AVAILABLE DATA:
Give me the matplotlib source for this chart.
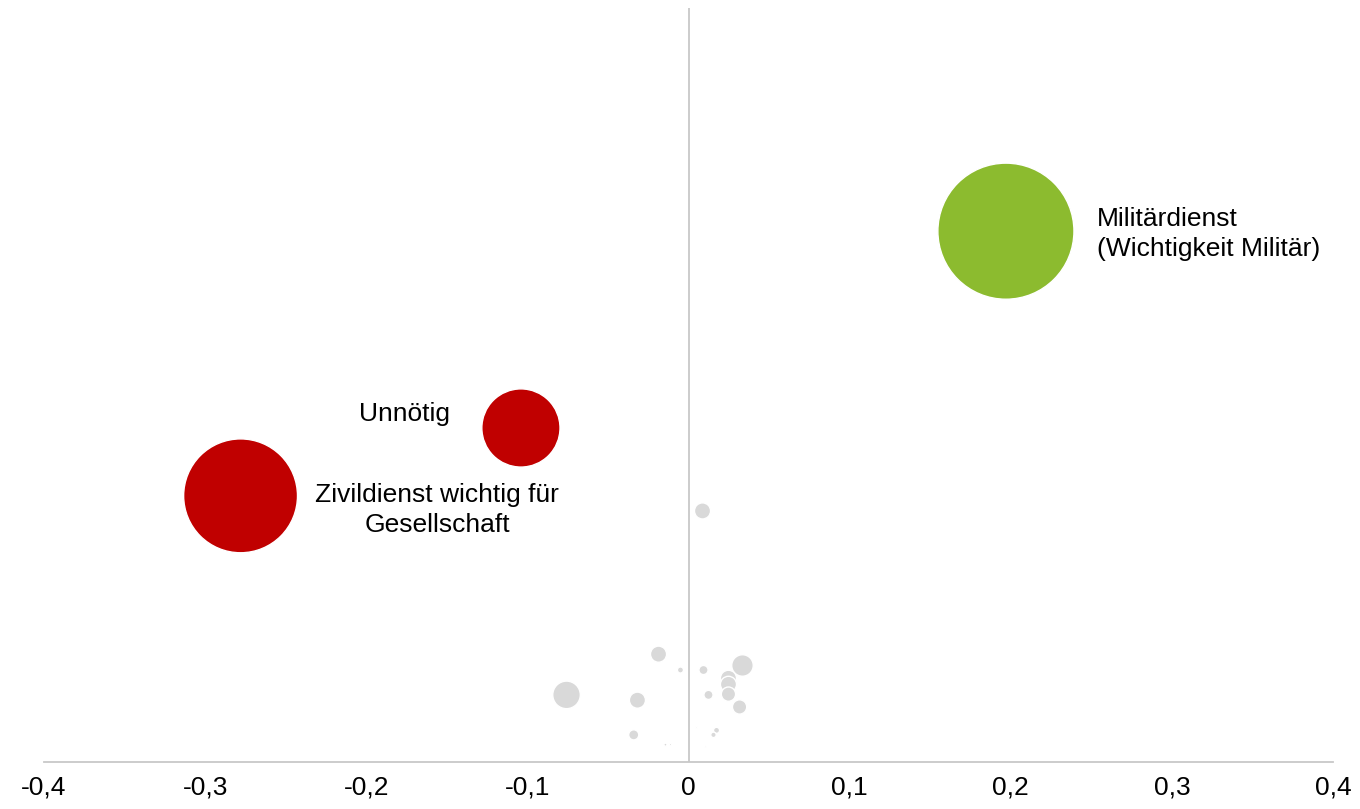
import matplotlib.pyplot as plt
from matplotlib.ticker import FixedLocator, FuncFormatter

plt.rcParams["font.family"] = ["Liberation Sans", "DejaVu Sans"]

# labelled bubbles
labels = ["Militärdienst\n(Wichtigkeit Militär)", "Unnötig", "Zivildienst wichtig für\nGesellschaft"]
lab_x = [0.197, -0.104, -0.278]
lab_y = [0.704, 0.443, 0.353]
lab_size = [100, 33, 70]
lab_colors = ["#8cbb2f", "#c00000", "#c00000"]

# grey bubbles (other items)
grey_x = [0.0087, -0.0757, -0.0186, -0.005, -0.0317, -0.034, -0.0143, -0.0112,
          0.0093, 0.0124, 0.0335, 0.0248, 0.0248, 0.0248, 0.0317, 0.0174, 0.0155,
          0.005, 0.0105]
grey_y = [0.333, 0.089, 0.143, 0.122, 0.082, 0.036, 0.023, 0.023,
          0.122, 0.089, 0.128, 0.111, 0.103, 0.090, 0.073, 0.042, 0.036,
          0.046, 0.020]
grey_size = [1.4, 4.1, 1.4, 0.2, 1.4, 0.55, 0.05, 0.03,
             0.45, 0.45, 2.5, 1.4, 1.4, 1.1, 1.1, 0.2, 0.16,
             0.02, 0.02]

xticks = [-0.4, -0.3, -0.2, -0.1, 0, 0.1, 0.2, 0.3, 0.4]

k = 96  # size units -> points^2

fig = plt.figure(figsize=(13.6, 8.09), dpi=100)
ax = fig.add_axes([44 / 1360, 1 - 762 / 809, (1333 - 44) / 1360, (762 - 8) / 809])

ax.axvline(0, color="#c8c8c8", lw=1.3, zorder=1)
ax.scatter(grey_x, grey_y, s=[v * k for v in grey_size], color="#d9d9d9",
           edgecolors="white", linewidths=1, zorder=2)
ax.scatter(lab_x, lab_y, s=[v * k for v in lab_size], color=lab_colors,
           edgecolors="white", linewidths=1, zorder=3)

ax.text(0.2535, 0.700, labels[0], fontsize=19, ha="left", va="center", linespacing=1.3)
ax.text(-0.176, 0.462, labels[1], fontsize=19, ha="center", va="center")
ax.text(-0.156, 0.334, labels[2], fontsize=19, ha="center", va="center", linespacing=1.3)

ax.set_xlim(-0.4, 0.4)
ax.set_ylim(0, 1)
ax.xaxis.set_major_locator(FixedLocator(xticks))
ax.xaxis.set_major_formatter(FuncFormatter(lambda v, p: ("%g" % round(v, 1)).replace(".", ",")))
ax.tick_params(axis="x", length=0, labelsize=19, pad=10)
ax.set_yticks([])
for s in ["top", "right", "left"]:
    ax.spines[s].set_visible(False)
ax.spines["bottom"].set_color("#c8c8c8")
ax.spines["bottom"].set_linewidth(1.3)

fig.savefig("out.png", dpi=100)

REQUIREMENT:
Repeat the listing verbatim. Skip the pictures.

RESULT OF THE TASK:
Give me the matplotlib source for this chart.
import matplotlib.pyplot as plt
from matplotlib.ticker import FixedLocator, FuncFormatter

plt.rcParams["font.family"] = ["Liberation Sans", "DejaVu Sans"]

# labelled bubbles
labels = ["Militärdienst\n(Wichtigkeit Militär)", "Unnötig", "Zivildienst wichtig für\nGesellschaft"]
lab_x = [0.197, -0.104, -0.278]
lab_y = [0.704, 0.443, 0.353]
lab_size = [100, 33, 70]
lab_colors = ["#8cbb2f", "#c00000", "#c00000"]

# grey bubbles (other items)
grey_x = [0.0087, -0.0757, -0.0186, -0.005, -0.0317, -0.034, -0.0143, -0.0112,
          0.0093, 0.0124, 0.0335, 0.0248, 0.0248, 0.0248, 0.0317, 0.0174, 0.0155,
          0.005, 0.0105]
grey_y = [0.333, 0.089, 0.143, 0.122, 0.082, 0.036, 0.023, 0.023,
          0.122, 0.089, 0.128, 0.111, 0.103, 0.090, 0.073, 0.042, 0.036,
          0.046, 0.020]
grey_size = [1.4, 4.1, 1.4, 0.2, 1.4, 0.55, 0.05, 0.03,
             0.45, 0.45, 2.5, 1.4, 1.4, 1.1, 1.1, 0.2, 0.16,
             0.02, 0.02]

xticks = [-0.4, -0.3, -0.2, -0.1, 0, 0.1, 0.2, 0.3, 0.4]

k = 96  # size units -> points^2

fig = plt.figure(figsize=(13.6, 8.09), dpi=100)
ax = fig.add_axes([44 / 1360, 1 - 762 / 809, (1333 - 44) / 1360, (762 - 8) / 809])

ax.axvline(0, color="#c8c8c8", lw=1.3, zorder=1)
ax.scatter(grey_x, grey_y, s=[v * k for v in grey_size], color="#d9d9d9",
           edgecolors="white", linewidths=1, zorder=2)
ax.scatter(lab_x, lab_y, s=[v * k for v in lab_size], color=lab_colors,
           edgecolors="white", linewidths=1, zorder=3)

ax.text(0.2535, 0.700, labels[0], fontsize=19, ha="left", va="center", linespacing=1.3)
ax.text(-0.176, 0.462, labels[1], fontsize=19, ha="center", va="center")
ax.text(-0.156, 0.334, labels[2], fontsize=19, ha="center", va="center", linespacing=1.3)

ax.set_xlim(-0.4, 0.4)
ax.set_ylim(0, 1)
ax.xaxis.set_major_locator(FixedLocator(xticks))
ax.xaxis.set_major_formatter(FuncFormatter(lambda v, p: ("%g" % round(v, 1)).replace(".", ",")))
ax.tick_params(axis="x", length=0, labelsize=19, pad=10)
ax.set_yticks([])
for s in ["top", "right", "left"]:
    ax.spines[s].set_visible(False)
ax.spines["bottom"].set_color("#c8c8c8")
ax.spines["bottom"].set_linewidth(1.3)

fig.savefig("out.png", dpi=100)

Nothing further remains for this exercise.